Tatiana was tall—nearly six feet—and exotic-looking. One has to wonder if she would have received as much attention if she had been a balding, middle-aged man, like her supervisor. She had an intriguing backstory, including family that hailed from the Balkans and Syria. (Her provenance tended to shift, depending on the news story.) Tatiana had long legs, long jet-black hair, and exotic if not necessarily beautiful features. As you may remember from some of the news stories, she also had a proclivity for skinny-dipping while on holiday at various destinations on the Black Sea. One lesson from the Outbreak is that if you are lanky, reasonably good-looking, and prone to post topless photos on the Internet, you are likely to garner undue attention. Tatiana walked down the hall on that Monday morning with data showing an increase in unexplained deaths that was two standard deviations above the norm. If one does a Google search of “Tatiana Borovsky and two standard deviations” the topless photos come up, along with a succinct explanation of what a standard deviation is, using breasts as a teaching tool. One standard deviation is significantly larger (or smaller) than normal. Two standard deviations is very unusual—as the photos illustrate. Very clever, I suppose. (To be clear, I never visited this site while using my government computer.)

“Probably just noise,” Tatiana’s supervisor said as he perused the data. “But those are big numbers.” He had a small, windowless office with pleasant but artless photos of his second wife and their blended family. He most likely did not take photos of himself swimming naked, and if he did, no one would want to see them. “Check all the databases,” he told her. “See if anything turns up in the OECD numbers.”

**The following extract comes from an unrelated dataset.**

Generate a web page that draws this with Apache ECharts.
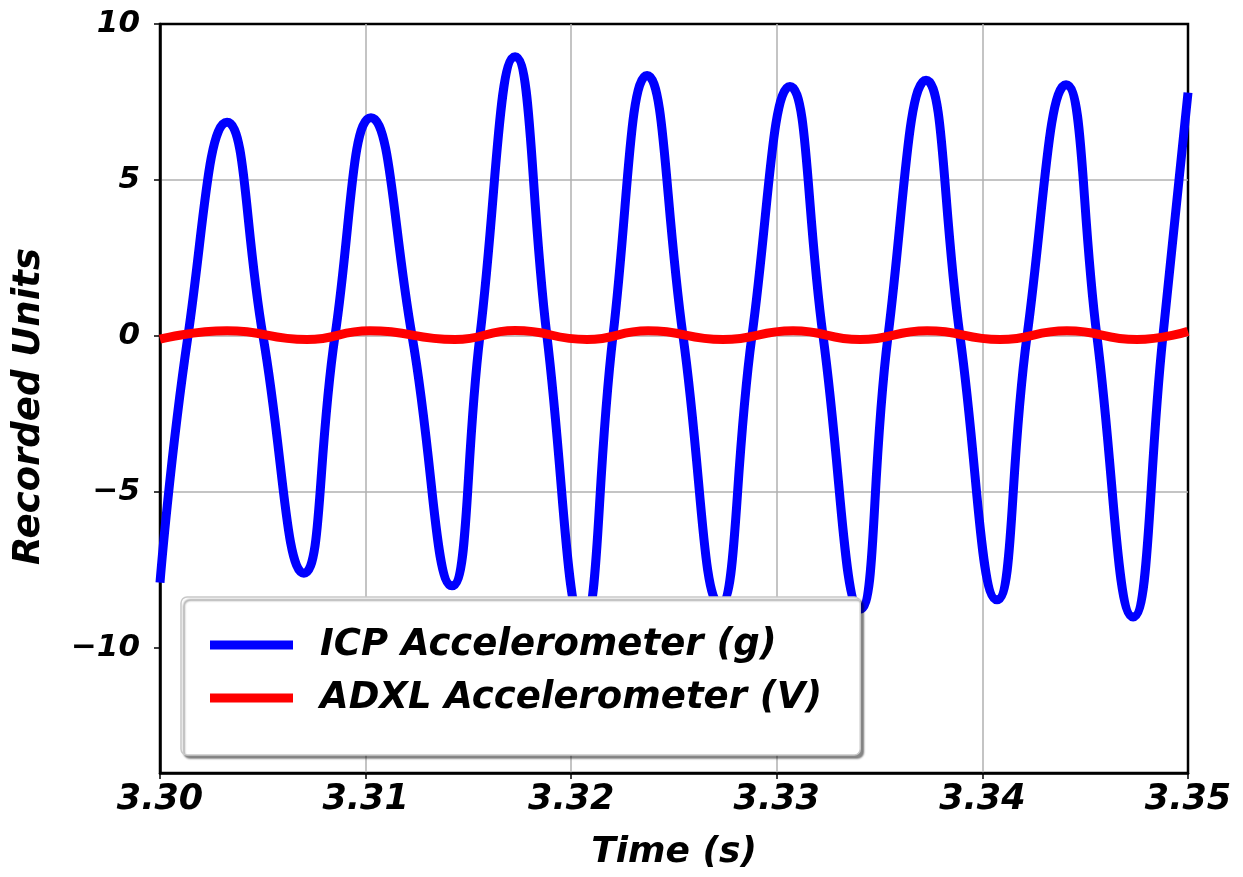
<!DOCTYPE html>
<html>
<head>
<meta charset="utf-8">
<script src="https://cdn.jsdelivr.net/npm/echarts@6/dist/echarts.min.js"></script>
<style>
html,body{margin:0;padding:0;background:#fff;}
#chart{width:1243px;height:877px;}
</style>
</head>
<body>
<div id="chart"></div>
<script>
// ICP accelerometer (g): start, peaks, troughs and zero crossings
const icpTime = [3.30000,3.30136,3.30326,3.30501,3.30700,3.30851,3.31026,3.31226,3.31420,3.31556,3.31727,3.31882,3.32057,3.32203,3.32369,3.32544,3.32724,3.32879,3.33064,3.33225,3.33405,3.33541,3.33726,3.33891,3.34071,3.34217,3.34407,3.34557,3.34733,3.34878,3.35000];
const icpValue = [-7.9,0,6.85,0,-7.6,0,7.0,0,-8.0,0,8.95,0,-9.2,0,8.35,0,-8.6,0,8.0,0,-8.75,0,8.2,0,-8.45,0,8.05,0,-9.0,0,7.8];
// ADXL accelerometer (V): peaks and troughs
const adxlTime = [3.30000,3.30326,3.30715,3.31021,3.31435,3.31727,3.32077,3.32374,3.32738,3.33079,3.33405,3.33731,3.34086,3.34411,3.34752,3.35000];
const adxlValue = [-0.10,0.17,-0.11,0.17,-0.11,0.18,-0.11,0.17,-0.11,0.17,-0.11,0.17,-0.11,0.17,-0.11,0.15];
// axis ticks
const xTicks = [3.30,3.31,3.32,3.33,3.34,3.35];
const yTicks = [-10,-5,0,5,10];
const seriesNames = ['ICP Accelerometer (g)','ADXL Accelerometer (V)'];

const FONT = 'DejaVu Sans';
const icpData = icpTime.map((t,i)=>[t,icpValue[i]]);
const adxlData = adxlTime.map((t,i)=>[t,adxlValue[i]]);
const txt = (size)=>({fontFamily:FONT,fontSize:size,fontWeight:'bold',fontStyle:'italic',color:'#000'});

const chart = echarts.init(document.getElementById('chart'));
chart.setOption({
  animation:false,
  backgroundColor:'#fff',
  grid:{left:160,right:55,top:24,bottom:104,show:true,borderColor:'#000',borderWidth:2.5,backgroundColor:'#fff'},
  xAxis:{
    type:'value',min:3.30,max:3.35,interval:0.01,
    name:'Time (s)',nameLocation:'middle',nameGap:62,
    nameTextStyle:txt(36),
    axisLine:{show:true,onZero:false,lineStyle:{color:'#000',width:2.5}},
    axisTick:{show:true,length:6,lineStyle:{color:'#000',width:1.5}},
    axisLabel:Object.assign({margin:9,customValues:xTicks,formatter:v=>Number(v).toFixed(2)},txt(35)),
    splitLine:{show:true,showMinLine:false,showMaxLine:false,lineStyle:{color:'#b0b0b0',width:1.5}}
  },
  yAxis:{
    type:'value',min:-14,max:10,
    name:'Recorded Units',nameLocation:'middle',nameGap:112,
    nameTextStyle:Object.assign({padding:[0,16,0,0]},txt(37)),
    axisLine:{show:true,onZero:false,lineStyle:{color:'#000',width:2.5}},
    axisTick:{show:true,length:6,customValues:yTicks,lineStyle:{color:'#000',width:1.5}},
    axisLabel:Object.assign({margin:20,customValues:yTicks,formatter:v=>String(v).replace('-','\u2212')},txt(31)),
    splitLine:{show:true,showMinLine:false,showMaxLine:false,lineStyle:{color:'#b0b0b0',width:1.5}}
  },
  legend:{
    show:true,orient:'vertical',left:181,top:597,
    data:seriesNames,
    icon:'rect',itemWidth:83,itemHeight:9,itemGap:13,
    padding:[28,38,37,29],
    backgroundColor:'#fff',borderColor:'#c8c8c8',borderWidth:1.5,borderRadius:6,
    shadowColor:'rgba(0,0,0,0.45)',shadowBlur:2,shadowOffsetX:3,shadowOffsetY:3,
    textStyle:Object.assign({padding:[0,0,0,22],lineHeight:40},txt(37))
  },
  series:[
    {name:seriesNames[0],type:'line',data:icpData,showSymbol:false,smooth:0.5,
      lineStyle:{color:'#0000ff',width:9},itemStyle:{color:'#0000ff'},z:3},
    {name:seriesNames[1],type:'line',data:adxlData,showSymbol:false,smooth:0.5,
      lineStyle:{color:'#ff0000',width:9},itemStyle:{color:'#ff0000'},z:3}
  ]
});
</script>
</body>
</html>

This was basic epidemiological detective work. You look for patterns. The more data you have, the easier it is to spot them. Suppose six people driving the same kind of pickup truck die in traffic accidents in six different states. A police officer at each accident scene will investigate the crash and fill out the paperwork. Why would any one of those officers—just one person examining one crash site—suspect that the brakes on that particular pickup truck were faulty? Each report gets filed away. Maybe it ends up in a state database, one piece of a jigsaw puzzle. No one can do the puzzle without seeing the other pieces. But when a mid-level bureaucrat at the National Highway Traffic Safety Administration—Tatiana without the legs and exotic looks—gets a weekly report showing a cluster of fatal crashes involving a T-370 pickup, she is going to put down her coffee and walk that report down the hall. Someone is eventually going to take a look at the brakes on the T-370.

Tatiana did that. The rhetoric about her as “the hero” and “the Syrian savior” was not merely overblown; it was ridiculous. She had only one basic responsibility, which was to gather reports and look for anomalies. She was not a paper pusher, more of a paper catcher. The oddity she spotted was 107 unexplained deaths from flu-like symptoms in the previous week. All were otherwise healthy people. Most were under age fifty, including eight college students. Even in the era of Dormigen, there are periodic spikes in unexplained deaths. Most of them turn out to be statistical noise, but as Tatiana’s supervisor rightly observed, 107 was a curiously high number for unexplained deaths among healthy people. Each of those deaths was its own tragedy; together they may have been the pieces of a more interesting puzzle. Or maybe not.